Do you have a “Spark Bird”? Do you remember the bird that “sparked or ignited” your interest in birdwatching? I do. I remember the bird and the occasion quite well. Even to this day, when I see this bird, it reminds me of that “spark”.
In the last Bird of the Month, I mentioned that it was a juvenile American Robin that “re-sparked” my interest in birdwatching about 15 years ago. If I go back (quite a few years) I can think of the time when my interest in birdwatching was born. It was on the family farm in rural Tennessee where I grew up.
I remember one day riding with my grandfather on his John Deere tractor when a bird that seemed suspended in midair caught my attention. This bird’s ability to hover in one spot seemed quite magical to me. With the high level excitement of a farm boy, I shouted over the noise of the tractor, “Wow, Granddaddy look at that bird!” Granddad shut off the tractor’s engine and we sat there for quite a few minutes watching this bird. I asked, “Granddaddy, do you know the name of that bird?” He said, “That’s a Sparrow Hawk. You owe me 10 cents.” (My grandfather, when imparting some kind of knowledge, regularly jested by placing monetary value to that information. I probably owed him about a half million dollars when it was all said and done. I still wonder how he knew the names and had knowledge of all the birds we came across on the farm. He only had a 4th or 5th grade education.)

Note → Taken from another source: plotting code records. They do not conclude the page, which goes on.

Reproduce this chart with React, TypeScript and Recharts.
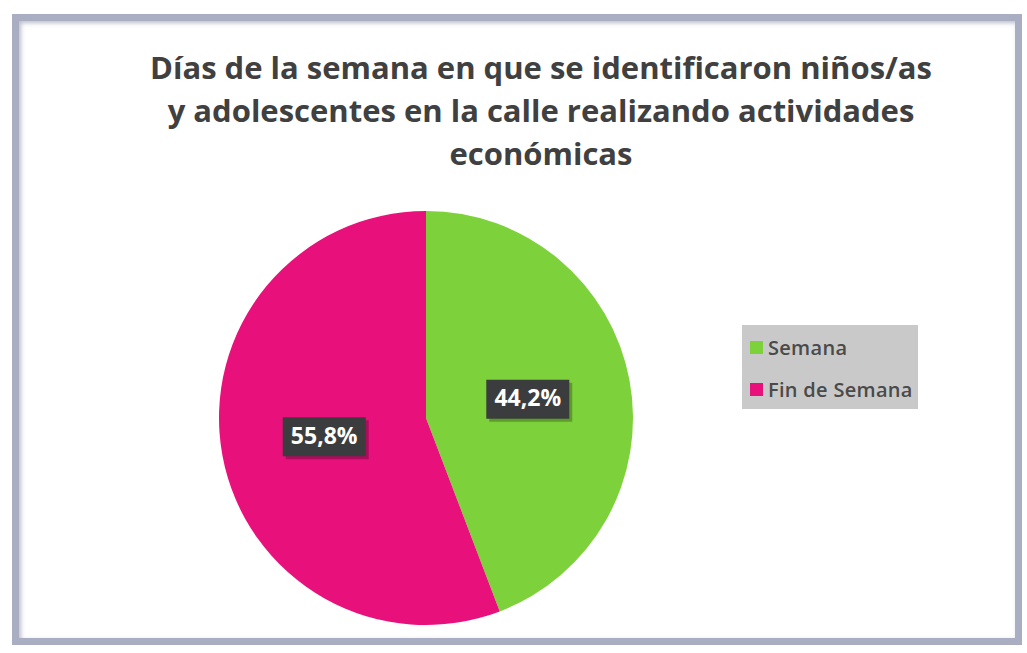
import { Legend, Pie, PieChart, Cell } from "recharts";

const categorias = ["Semana", "Fin de Semana"];
const porcentajes = [44.2, 55.8];
const etiquetas = ["44,2%", "55,8%"];
const colores = ["#7dd13a", "#e8117b"];

const datos = categorias.map((nombre, i) => ({
  nombre,
  valor: porcentajes[i],
  etiqueta: etiquetas[i],
}));

const RAD = Math.PI / 180;

function EtiquetaCaja(props: any) {
  const { cx, cy, midAngle, outerRadius, index } = props;
  const r = outerRadius * 0.5;
  const x = cx + r * Math.cos(-midAngle * RAD);
  const y = cy + r * Math.sin(-midAngle * RAD);
  const w = 83;
  const h = 39;
  return (
    <g>
      <rect x={x - w / 2 + 3} y={y - h / 2 + 3} width={w} height={h} fill="#000" opacity={0.25} />
      <rect x={x - w / 2} y={y - h / 2} width={w} height={h} fill="#3b3c3e" />
      <text
        x={x}
        y={y + 1}
        textAnchor="middle"
        dominantBaseline="middle"
        fill="#ffffff"
        fontSize={23}
        fontWeight={700}
        fontFamily="'Open Sans', sans-serif"
      >
        {datos[index].etiqueta}
      </text>
    </g>
  );
}

function LeyendaCaja() {
  // same order as the source chart
  return (
    <div
      style={{
        background: "#c9c9c9",
        width: 176,
        height: 84,
        boxSizing: "border-box",
        padding: "7px 0 0 8px",
        fontFamily: "'Open Sans', sans-serif",
        fontSize: 20,
        fontWeight: 600,
        letterSpacing: 0.3,
        color: "#4a4a4a",
      }}
    >
      {categorias.map((c, i) => (
        <div key={c} style={{ display: "flex", alignItems: "center", height: 30, marginBottom: 12 }}>
          <span style={{ width: 13, height: 13, background: colores[i], marginRight: 5 }} />
          {c}
        </div>
      ))}
    </div>
  );
}

export default function App() {
  return (
    <div style={{ position: "fixed", left: 0, top: 0, width: 1027, height: 653, background: "#ffffff" }}>
      <div
        style={{
          position: "absolute",
          left: 12,
          top: 14,
          width: 1010,
          height: 631,
          boxSizing: "border-box",
          border: "7px solid #a9aec2",
          boxShadow: "inset 2px 2px 4px rgba(120,125,150,0.5)",
        }}
      />
      <div
        style={{
          position: "absolute",
          left: 0,
          top: 46,
          width: 1082,
          textAlign: "center",
          fontFamily: "'Open Sans', sans-serif",
          fontWeight: 700,
          fontSize: 31,
          lineHeight: "43px",
          color: "#404040",
        }}
      >
        Días de la semana en que se identificaron niños/as
        <br />
        y adolescentes en la calle realizando actividades
        <br />
        económicas
      </div>
      <div style={{ position: "absolute", left: 0, top: 0 }}>
        <PieChart width={1027} height={653} margin={{ top: 0, right: 0, bottom: 0, left: 0 }}>
          <Pie
            data={datos}
            dataKey="valor"
            nameKey="nombre"
            cx={426}
            cy={418}
            outerRadius={207}
            startAngle={90}
            endAngle={-270}
            stroke="none"
            labelLine={false}
            label={EtiquetaCaja}
            isAnimationActive={false}
          >
            {datos.map((d, i) => (
              <Cell key={d.nombre} fill={colores[i]} />
            ))}
          </Pie>
          <Legend
            layout="vertical"
            content={<LeyendaCaja />}
            wrapperStyle={{ left: 742, top: 325, width: 176 }}
          />
        </PieChart>
      </div>
    </div>
  );
}
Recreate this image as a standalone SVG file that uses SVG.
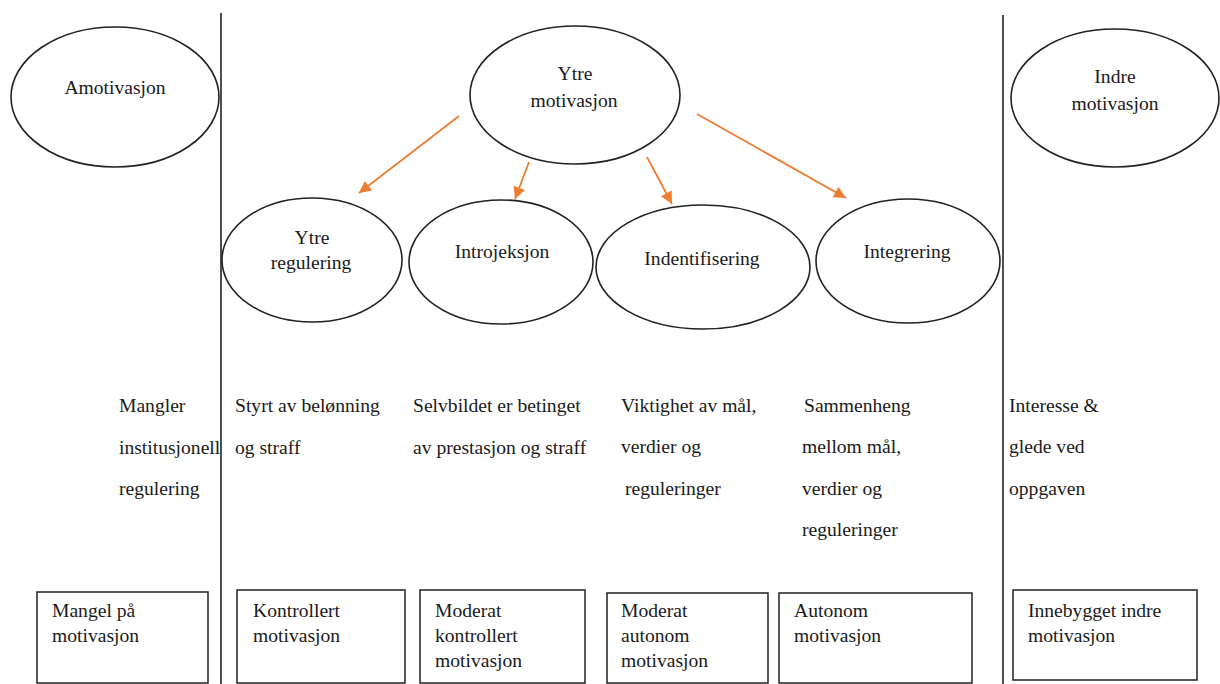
<svg xmlns="http://www.w3.org/2000/svg" width="1220" height="684" viewBox="0 0 1220 684">
<defs>
<marker id="ah" viewBox="0 0 10 10" refX="10" refY="5" markerWidth="15" markerHeight="12" markerUnits="userSpaceOnUse" orient="auto">
<path d="M0,0 L10,5 L0,10 z" fill="#ED7D31"/>
</marker>
<style>
.t{font-family:"Liberation Serif","Times New Roman",serif;font-size:19.6px;fill:#1a1a1a}
.c{text-anchor:middle}
.e{fill:none;stroke:#222;stroke-width:1.6}
.b{fill:#fff;stroke:#222;stroke-width:1.5}
.v{stroke:#222;stroke-width:1.6}
.a{stroke:#ED7D31;stroke-width:1.8;fill:none}
</style>
</defs>
<rect width="1220" height="684" fill="#fff"/>
<g id="dividers">
<line class="v" x1="221" y1="13" x2="221" y2="684"/>
<line class="v" x1="1003" y1="15" x2="1003" y2="684"/>
</g>
<g id="connectors">
<line class="a" x1="459" y1="116" x2="359" y2="193" marker-end="url(#ah)"/>
<line class="a" x1="529" y1="162" x2="515" y2="199" marker-end="url(#ah)"/>
<line class="a" x1="647" y1="157" x2="672" y2="204" marker-end="url(#ah)"/>
<line class="a" x1="697" y1="114" x2="846" y2="198" marker-end="url(#ah)"/>
</g>
<g id="n-amotivasjon">
<ellipse class="e" cx="115" cy="97" rx="104" ry="70"/>
<text class="t c" x="115" y="94">Amotivasjon</text>
</g>
<g id="n-ytre-motivasjon">
<ellipse class="e" cx="575" cy="95" rx="105" ry="69"/>
<text class="t c" x="575" y="80">Ytre</text>
<text class="t c" x="574" y="107">motivasjon</text>
</g>
<g id="n-indre-motivasjon">
<ellipse class="e" cx="1115" cy="98" rx="104" ry="69"/>
<text class="t c" x="1115" y="83">Indre</text>
<text class="t c" x="1115" y="110">motivasjon</text>
</g>
<g id="n-ytre-regulering">
<ellipse class="e" cx="312" cy="260" rx="90" ry="62"/>
<text class="t c" x="312" y="244">Ytre</text>
<text class="t c" x="311" y="269">regulering</text>
</g>
<g id="n-introjeksjon">
<ellipse class="e" cx="501" cy="262" rx="92" ry="62"/>
<text class="t c" x="502" y="258">Introjeksjon</text>
</g>
<g id="n-indentifisering">
<ellipse class="e" cx="703" cy="267" rx="107" ry="62"/>
<text class="t c" x="702" y="265">Indentifisering</text>
</g>
<g id="n-integrering">
<ellipse class="e" cx="908" cy="261" rx="92" ry="62"/>
<text class="t c" x="907" y="258">Integrering</text>
</g>
<g id="desc-amotivasjon">
<text class="t" x="119" y="412">Mangler</text>
<text class="t" x="119" y="454">institusjonell</text>
<text class="t" x="119" y="495">regulering</text>
</g>
<g id="desc-ytre">
<text class="t" x="235" y="412">Styrt av belønning</text>
<text class="t" x="235" y="454">og straff</text>
</g>
<g id="desc-introjeksjon">
<text class="t" x="413" y="412">Selvbildet er betinget</text>
<text class="t" x="413" y="454">av prestasjon og straff</text>
</g>
<g id="desc-identifisering">
<text class="t" x="621" y="412">Viktighet av mål,</text>
<text class="t" x="621" y="453">verdier og</text>
<text class="t" x="625" y="495">reguleringer</text>
</g>
<g id="desc-integrering">
<text class="t" x="804" y="412">Sammenheng</text>
<text class="t" x="802" y="453">mellom mål,</text>
<text class="t" x="802" y="495">verdier og</text>
<text class="t" x="802" y="536">reguleringer</text>
</g>
<g id="desc-indre">
<text class="t" x="1009" y="412">Interesse &amp;</text>
<text class="t" x="1009" y="453">glede ved</text>
<text class="t" x="1009" y="495">oppgaven</text>
</g>
<g id="box-mangel">
<rect class="b" x="37" y="592" width="171" height="91"/>
<text class="t" x="52" y="617">Mangel på</text>
<text class="t" x="52" y="642">motivasjon</text>
</g>
<g id="box-kontrollert">
<rect class="b" x="237" y="590" width="168" height="93"/>
<text class="t" x="253" y="617">Kontrollert</text>
<text class="t" x="253" y="642">motivasjon</text>
</g>
<g id="box-moderat-kontrollert">
<rect class="b" x="420" y="590" width="165" height="93"/>
<text class="t" x="435" y="617">Moderat</text>
<text class="t" x="435" y="642">kontrollert</text>
<text class="t" x="435" y="667">motivasjon</text>
</g>
<g id="box-moderat-autonom">
<rect class="b" x="607" y="593" width="161" height="90"/>
<text class="t" x="621" y="617">Moderat</text>
<text class="t" x="621" y="642">autonom</text>
<text class="t" x="621" y="667">motivasjon</text>
</g>
<g id="box-autonom">
<rect class="b" x="779" y="593" width="193" height="90"/>
<text class="t" x="794" y="617">Autonom</text>
<text class="t" x="794" y="642">motivasjon</text>
</g>
<g id="box-innebygget">
<rect class="b" x="1013" y="590" width="184" height="90"/>
<text class="t" x="1028" y="617">Innebygget indre</text>
<text class="t" x="1028" y="642">motivasjon</text>
</g>
</svg>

This leads me to the Bird of the Month: The American Kestrel. (Or in the colloquialism of many older folks, “Sparrow Hawk”.)
The American Kestrel is our smallest , most common, and most colorful falcon. The beauty of this bird is quite apparent when seen in good light. (In not so good light and from a distance, it’s possible to mistake it for a Mourning Dove.) Its blue-gray head and wings contrast wonderfully with its rusty back and tail. The white cheeks and throat in contrast to the black mustache marks add to the handsomeness of this superb little raptor.
American Kestrels are often not recognized as falcons, due to their diminutive size. Yet, in spite of this kestrel’s small size, it has all the characteristics of the family of birds in which it belongs. Swift in flight. Aggressive in behavior. Skilled in hunting.
A few weeks ago, I visited the location where the old family farm used to be. The land has changed much over the years. It’s becoming swallowed up by encroaching city sprawl. During my visit, I took it as no coincidence that I was able to catch sight of a “Sparrow Hawk”, and at the same time view the street sign that bares my grandfather’s name.
Some spark birds are never forgotten.